Smart soil bacteria offer eco-friendly method to control crop diseases

Scientists in the UK have developed an innovative method of controlling crop diseases using native, beneficial soil bacteria.

Researchers hope the innovation will help farmers cut the financial costs of treating diseases, as well as reduce the environmental impact of chemical treatments currently used in agriculture.

Using soil from a commercial potato field, scientists at the John Innes Centre isolated and tested hundreds of strains of Pseudomonas — a bacteria that have been widely studied as biological control agents due to their secretion of natural products that promote plant growth and suppress pathogens.

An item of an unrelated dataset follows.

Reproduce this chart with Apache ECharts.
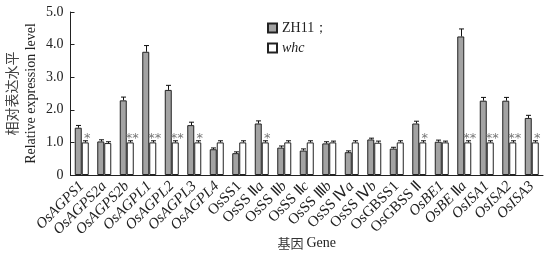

From there, they sequenced the genomes of 69 of the strains.

By comparing the genomes of strains shown to suppress pathogen activity with those that didn’t, the team identified a key mechanism that protected the potato plants from disease-causing bacteria.

Then using a combination of chemistry, genetics and plant infection experiments, they showed that the production of small molecules called cyclic lipopeptides is important to the control of potato scab, a bacterial disease that causes major losses to potato harvests.

These small molecules have an antibacterial effect on the pathogenic bacteria that cause potato scab, and they help the protective Pseudomonas move around and colonise the plant roots.

The experiments also showed that irrigation causes substantial changes to the genetically diverse Pseudomonas population in the soil.

Wide application potential

Researcher Dr Alba Pacheco-Moreno said by identifying mechanisms of potato pathogens suppression, the research team hoped their study would accelerate the development of biological control agents to reduce the application of chemical crop treatments.

“The approach we describe should be applicable to a wide range of plant diseases because it is based on understanding the mechanisms of action that are important for biological control agents,” she added.

The study, which appeared in the journal eLife, proposes a method by which researchers can screen the microbiome of virtually any crop site, and take into account varying soil, agronomic and environmental conditions.

By exploiting advances in high-speed genetic sequencing, the method can screen the soil microbiome for therapeutic bacteria and work out which molecules are being produced to suppress pathogenic bacteria.

They can also show how these beneficial bugs are affected by agronomic factors such as soil type and irrigation.

Boosting the microbiome

The next step for the approach is to put the beneficial bugs back into the same field in greater numbers, or in cocktails of mixed strains as a soil microbiome boosting treatment.

“The massive advantage of this approach is that we are using bacterial strains that are taken from the environment and put back in the same specific biological context in larger numbers, so there is no ecological damage,” added Dr Jacob Malone, Group Leader at the John Innes centre and co-corresponding author of the study.

Potential methods to apply the microbiome boosters include applying the bacterial cocktails as seed coatings, as a spray or via drip irrigation.